▸ **WORK TO DO**: Everything from the first line of the data below through the line that contains "const tempLineB=[10.7,10.55,10.45,10.1,9.7,9.75];" should be written out exactly, please, and nothing more; the pictures stay out.

▸ **COLLECTED DATA**:
+---+
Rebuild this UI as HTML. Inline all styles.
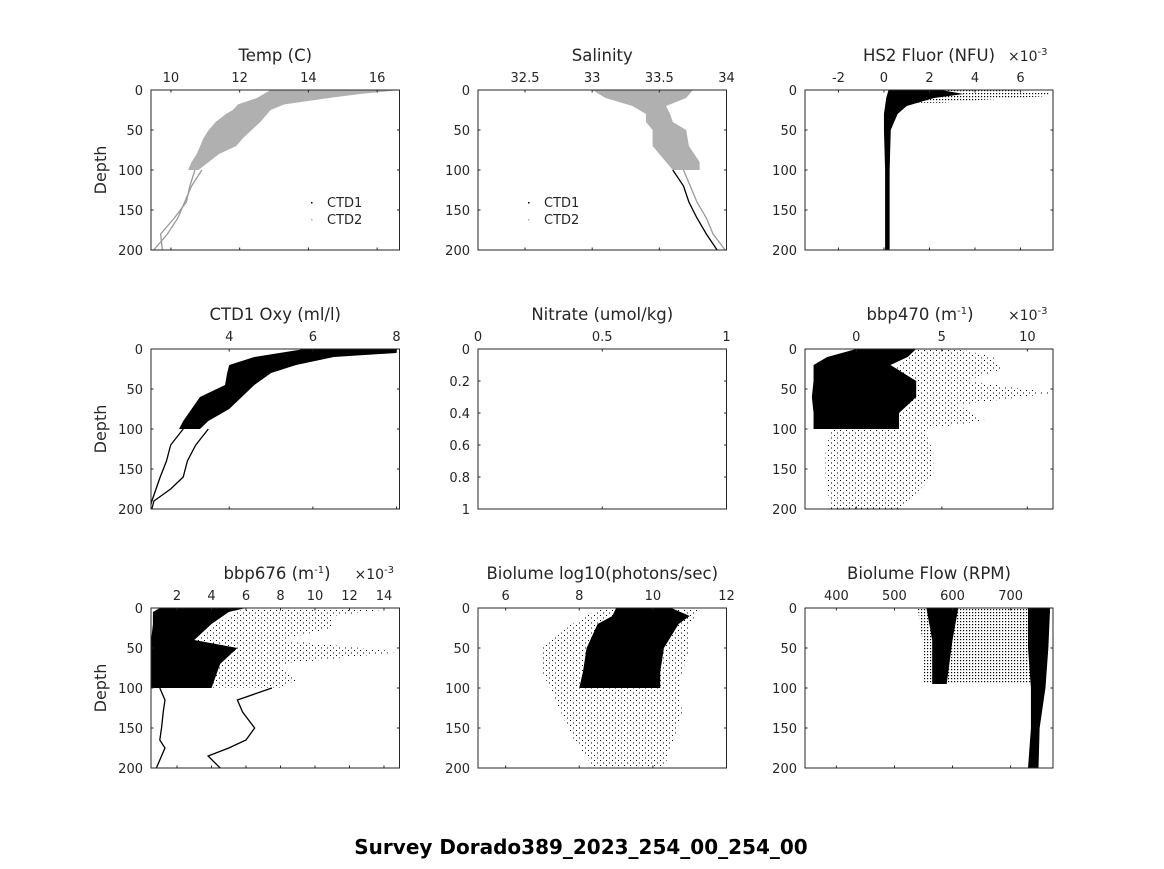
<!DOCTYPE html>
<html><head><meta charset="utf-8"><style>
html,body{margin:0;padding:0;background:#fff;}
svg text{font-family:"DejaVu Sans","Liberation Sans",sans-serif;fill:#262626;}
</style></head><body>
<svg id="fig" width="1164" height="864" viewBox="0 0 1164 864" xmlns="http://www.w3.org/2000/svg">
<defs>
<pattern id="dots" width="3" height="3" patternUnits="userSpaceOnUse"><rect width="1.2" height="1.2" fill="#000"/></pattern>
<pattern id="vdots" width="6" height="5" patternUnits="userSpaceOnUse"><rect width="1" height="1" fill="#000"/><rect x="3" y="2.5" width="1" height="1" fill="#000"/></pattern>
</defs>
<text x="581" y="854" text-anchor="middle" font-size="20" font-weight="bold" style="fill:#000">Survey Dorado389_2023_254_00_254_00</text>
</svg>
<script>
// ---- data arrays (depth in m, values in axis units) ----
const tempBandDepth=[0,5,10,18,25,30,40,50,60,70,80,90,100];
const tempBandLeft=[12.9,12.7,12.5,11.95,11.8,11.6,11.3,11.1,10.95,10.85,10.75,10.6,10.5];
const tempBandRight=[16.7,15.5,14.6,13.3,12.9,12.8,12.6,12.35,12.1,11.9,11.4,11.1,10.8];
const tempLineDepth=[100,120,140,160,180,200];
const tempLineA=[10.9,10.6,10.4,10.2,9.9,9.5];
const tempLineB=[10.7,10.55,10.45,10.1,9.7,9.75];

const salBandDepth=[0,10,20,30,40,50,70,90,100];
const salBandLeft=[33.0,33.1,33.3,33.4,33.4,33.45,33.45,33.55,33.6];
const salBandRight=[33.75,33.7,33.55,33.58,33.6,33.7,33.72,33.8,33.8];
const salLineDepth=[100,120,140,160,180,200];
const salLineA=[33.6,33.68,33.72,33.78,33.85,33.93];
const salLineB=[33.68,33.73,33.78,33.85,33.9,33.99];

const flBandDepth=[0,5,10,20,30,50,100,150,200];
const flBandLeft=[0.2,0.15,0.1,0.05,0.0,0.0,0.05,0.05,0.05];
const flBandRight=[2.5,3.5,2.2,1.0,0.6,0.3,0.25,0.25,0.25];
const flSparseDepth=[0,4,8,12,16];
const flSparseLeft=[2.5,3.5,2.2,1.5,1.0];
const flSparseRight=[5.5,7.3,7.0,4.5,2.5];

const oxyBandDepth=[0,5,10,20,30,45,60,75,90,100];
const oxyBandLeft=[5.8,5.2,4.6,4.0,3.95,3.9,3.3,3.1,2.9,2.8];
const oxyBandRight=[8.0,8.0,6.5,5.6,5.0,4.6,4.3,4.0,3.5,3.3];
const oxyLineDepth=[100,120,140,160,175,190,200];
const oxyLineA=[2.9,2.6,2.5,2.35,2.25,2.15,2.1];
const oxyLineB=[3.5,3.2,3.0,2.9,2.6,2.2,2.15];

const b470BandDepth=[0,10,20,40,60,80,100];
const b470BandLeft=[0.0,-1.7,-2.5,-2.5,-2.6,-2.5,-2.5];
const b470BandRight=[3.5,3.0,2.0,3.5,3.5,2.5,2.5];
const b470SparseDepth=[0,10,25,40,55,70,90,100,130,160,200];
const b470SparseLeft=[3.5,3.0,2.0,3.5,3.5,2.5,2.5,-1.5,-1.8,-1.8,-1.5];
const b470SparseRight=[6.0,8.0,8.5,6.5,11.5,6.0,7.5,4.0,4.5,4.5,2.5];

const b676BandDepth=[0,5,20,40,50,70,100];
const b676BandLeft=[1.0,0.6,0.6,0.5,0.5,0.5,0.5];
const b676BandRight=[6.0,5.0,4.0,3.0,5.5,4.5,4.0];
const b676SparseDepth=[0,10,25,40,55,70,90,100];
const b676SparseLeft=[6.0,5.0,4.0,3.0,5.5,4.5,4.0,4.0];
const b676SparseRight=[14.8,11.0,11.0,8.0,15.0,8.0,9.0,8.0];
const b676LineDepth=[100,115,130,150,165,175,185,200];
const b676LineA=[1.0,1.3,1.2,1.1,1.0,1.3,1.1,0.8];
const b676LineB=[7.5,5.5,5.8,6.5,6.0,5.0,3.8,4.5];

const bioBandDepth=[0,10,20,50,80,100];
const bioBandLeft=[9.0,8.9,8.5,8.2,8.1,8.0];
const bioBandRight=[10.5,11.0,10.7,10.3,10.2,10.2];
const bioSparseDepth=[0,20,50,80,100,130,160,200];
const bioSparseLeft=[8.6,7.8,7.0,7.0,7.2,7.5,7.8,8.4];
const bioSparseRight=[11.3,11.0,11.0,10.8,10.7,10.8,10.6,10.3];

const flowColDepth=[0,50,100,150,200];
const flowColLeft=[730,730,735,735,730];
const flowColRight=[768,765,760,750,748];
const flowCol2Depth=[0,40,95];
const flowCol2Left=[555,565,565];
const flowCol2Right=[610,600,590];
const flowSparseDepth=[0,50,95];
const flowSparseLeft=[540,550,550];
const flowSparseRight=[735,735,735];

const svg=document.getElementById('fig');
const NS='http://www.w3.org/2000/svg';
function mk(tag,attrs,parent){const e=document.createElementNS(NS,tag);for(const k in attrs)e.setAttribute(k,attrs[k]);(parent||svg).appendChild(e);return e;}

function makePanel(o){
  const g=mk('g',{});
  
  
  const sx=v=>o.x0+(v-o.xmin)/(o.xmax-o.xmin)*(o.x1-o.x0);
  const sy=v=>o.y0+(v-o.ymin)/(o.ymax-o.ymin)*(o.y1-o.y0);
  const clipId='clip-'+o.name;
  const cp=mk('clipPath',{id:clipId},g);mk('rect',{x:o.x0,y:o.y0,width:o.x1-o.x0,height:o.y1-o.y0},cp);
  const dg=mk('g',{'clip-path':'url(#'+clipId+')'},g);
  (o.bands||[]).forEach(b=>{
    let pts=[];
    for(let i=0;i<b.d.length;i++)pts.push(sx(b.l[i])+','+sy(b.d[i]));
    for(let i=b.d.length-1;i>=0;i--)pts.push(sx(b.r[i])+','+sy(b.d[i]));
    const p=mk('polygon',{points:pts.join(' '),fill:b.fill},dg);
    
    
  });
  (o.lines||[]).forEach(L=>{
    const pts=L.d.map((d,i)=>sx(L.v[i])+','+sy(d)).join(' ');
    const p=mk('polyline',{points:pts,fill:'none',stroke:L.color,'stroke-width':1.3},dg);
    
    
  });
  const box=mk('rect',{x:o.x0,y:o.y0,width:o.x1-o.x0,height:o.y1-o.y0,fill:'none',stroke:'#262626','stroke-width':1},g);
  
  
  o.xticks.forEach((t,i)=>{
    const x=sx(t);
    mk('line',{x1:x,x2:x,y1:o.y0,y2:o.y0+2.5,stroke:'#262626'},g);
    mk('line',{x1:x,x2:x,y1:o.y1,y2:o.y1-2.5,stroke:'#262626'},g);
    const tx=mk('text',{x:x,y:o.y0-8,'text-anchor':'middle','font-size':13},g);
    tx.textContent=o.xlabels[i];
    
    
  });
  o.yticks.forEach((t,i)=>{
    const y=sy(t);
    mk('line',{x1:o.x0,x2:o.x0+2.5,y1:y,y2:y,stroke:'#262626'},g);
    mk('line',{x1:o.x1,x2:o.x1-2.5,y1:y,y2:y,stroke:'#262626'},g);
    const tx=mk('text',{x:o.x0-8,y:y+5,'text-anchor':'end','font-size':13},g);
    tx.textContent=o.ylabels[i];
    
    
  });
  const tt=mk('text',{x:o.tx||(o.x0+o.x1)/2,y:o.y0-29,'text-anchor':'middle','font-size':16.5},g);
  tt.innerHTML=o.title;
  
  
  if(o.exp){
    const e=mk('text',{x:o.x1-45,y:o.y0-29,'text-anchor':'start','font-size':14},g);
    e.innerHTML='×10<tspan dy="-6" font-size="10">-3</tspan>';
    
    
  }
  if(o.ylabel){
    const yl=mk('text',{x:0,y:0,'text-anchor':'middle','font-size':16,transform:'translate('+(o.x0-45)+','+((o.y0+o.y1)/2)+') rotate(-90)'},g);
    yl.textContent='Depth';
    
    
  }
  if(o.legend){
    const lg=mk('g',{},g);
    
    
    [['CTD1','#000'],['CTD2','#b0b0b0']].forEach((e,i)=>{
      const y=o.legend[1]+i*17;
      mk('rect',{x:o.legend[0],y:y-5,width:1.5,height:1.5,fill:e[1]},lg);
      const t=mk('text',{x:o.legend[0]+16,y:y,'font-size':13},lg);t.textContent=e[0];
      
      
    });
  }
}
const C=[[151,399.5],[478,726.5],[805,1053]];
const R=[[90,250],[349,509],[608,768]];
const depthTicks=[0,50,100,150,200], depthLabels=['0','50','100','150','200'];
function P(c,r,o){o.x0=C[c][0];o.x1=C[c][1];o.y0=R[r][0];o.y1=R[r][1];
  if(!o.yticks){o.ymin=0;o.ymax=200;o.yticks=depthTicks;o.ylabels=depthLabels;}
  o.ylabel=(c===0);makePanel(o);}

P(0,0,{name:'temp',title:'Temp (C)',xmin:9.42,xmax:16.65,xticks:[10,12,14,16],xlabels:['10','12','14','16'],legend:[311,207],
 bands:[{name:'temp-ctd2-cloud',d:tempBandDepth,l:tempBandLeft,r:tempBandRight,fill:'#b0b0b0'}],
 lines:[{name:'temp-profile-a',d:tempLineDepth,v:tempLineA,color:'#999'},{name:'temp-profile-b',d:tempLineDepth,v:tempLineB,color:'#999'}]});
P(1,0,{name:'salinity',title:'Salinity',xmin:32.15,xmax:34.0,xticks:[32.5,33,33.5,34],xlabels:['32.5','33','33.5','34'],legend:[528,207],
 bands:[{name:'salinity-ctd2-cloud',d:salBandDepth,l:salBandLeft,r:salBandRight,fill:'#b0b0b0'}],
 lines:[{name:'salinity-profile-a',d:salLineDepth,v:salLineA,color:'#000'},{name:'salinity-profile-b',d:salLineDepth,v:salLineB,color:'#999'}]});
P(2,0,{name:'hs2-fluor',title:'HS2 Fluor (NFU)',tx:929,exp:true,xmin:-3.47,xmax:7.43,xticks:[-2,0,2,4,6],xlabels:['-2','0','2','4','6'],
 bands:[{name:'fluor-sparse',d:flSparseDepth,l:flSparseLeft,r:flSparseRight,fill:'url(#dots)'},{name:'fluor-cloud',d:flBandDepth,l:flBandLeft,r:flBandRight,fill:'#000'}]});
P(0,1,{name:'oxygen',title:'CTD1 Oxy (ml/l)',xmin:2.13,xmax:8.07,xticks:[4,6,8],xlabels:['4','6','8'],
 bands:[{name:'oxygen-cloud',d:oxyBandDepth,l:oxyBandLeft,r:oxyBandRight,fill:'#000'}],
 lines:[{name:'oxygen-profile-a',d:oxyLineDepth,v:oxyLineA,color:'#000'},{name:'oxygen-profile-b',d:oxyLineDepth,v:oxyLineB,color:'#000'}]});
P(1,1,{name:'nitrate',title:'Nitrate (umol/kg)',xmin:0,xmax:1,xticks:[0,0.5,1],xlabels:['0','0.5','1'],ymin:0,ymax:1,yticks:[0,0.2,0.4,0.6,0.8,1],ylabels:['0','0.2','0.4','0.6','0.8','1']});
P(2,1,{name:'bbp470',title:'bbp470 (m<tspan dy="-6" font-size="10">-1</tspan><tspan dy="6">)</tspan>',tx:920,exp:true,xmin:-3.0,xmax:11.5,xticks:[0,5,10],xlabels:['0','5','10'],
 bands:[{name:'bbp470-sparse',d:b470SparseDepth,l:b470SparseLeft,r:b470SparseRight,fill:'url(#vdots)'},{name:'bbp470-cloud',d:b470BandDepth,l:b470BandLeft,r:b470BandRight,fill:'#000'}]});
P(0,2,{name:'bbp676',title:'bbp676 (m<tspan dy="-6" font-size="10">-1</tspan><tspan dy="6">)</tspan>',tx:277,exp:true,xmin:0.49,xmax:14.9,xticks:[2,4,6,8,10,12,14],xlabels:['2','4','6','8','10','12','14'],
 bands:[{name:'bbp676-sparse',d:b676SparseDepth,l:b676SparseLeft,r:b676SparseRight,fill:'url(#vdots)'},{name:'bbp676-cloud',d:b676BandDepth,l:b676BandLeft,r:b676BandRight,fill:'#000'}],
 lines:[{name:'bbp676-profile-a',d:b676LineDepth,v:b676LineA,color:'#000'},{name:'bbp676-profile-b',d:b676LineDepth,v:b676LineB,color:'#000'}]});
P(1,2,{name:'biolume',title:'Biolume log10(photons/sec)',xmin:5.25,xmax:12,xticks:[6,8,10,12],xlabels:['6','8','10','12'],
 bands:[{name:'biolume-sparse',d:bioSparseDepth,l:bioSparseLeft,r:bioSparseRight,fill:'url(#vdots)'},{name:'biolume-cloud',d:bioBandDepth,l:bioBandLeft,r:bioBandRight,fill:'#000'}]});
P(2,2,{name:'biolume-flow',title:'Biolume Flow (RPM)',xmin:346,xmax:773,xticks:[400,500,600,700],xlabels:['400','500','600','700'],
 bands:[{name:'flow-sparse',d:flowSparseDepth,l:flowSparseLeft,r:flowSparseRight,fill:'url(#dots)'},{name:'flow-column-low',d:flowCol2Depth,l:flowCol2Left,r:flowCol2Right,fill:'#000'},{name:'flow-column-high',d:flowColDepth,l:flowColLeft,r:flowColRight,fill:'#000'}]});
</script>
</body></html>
+---+
▸ **SOLUTION BELOW**:
Rebuild this UI as HTML. Inline all styles.
<!DOCTYPE html>
<html><head><meta charset="utf-8"><style>
html,body{margin:0;padding:0;background:#fff;}
svg text{font-family:"DejaVu Sans","Liberation Sans",sans-serif;fill:#262626;}
</style></head><body>
<svg id="fig" width="1164" height="864" viewBox="0 0 1164 864" xmlns="http://www.w3.org/2000/svg">
<defs>
<pattern id="dots" width="3" height="3" patternUnits="userSpaceOnUse"><rect width="1.2" height="1.2" fill="#000"/></pattern>
<pattern id="vdots" width="6" height="5" patternUnits="userSpaceOnUse"><rect width="1" height="1" fill="#000"/><rect x="3" y="2.5" width="1" height="1" fill="#000"/></pattern>
</defs>
<text x="581" y="854" text-anchor="middle" font-size="20" font-weight="bold" style="fill:#000">Survey Dorado389_2023_254_00_254_00</text>
</svg>
<script>
// ---- data arrays (depth in m, values in axis units) ----
const tempBandDepth=[0,5,10,18,25,30,40,50,60,70,80,90,100];
const tempBandLeft=[12.9,12.7,12.5,11.95,11.8,11.6,11.3,11.1,10.95,10.85,10.75,10.6,10.5];
const tempBandRight=[16.7,15.5,14.6,13.3,12.9,12.8,12.6,12.35,12.1,11.9,11.4,11.1,10.8];
const tempLineDepth=[100,120,140,160,180,200];
const tempLineA=[10.9,10.6,10.4,10.2,9.9,9.5];
const tempLineB=[10.7,10.55,10.45,10.1,9.7,9.75];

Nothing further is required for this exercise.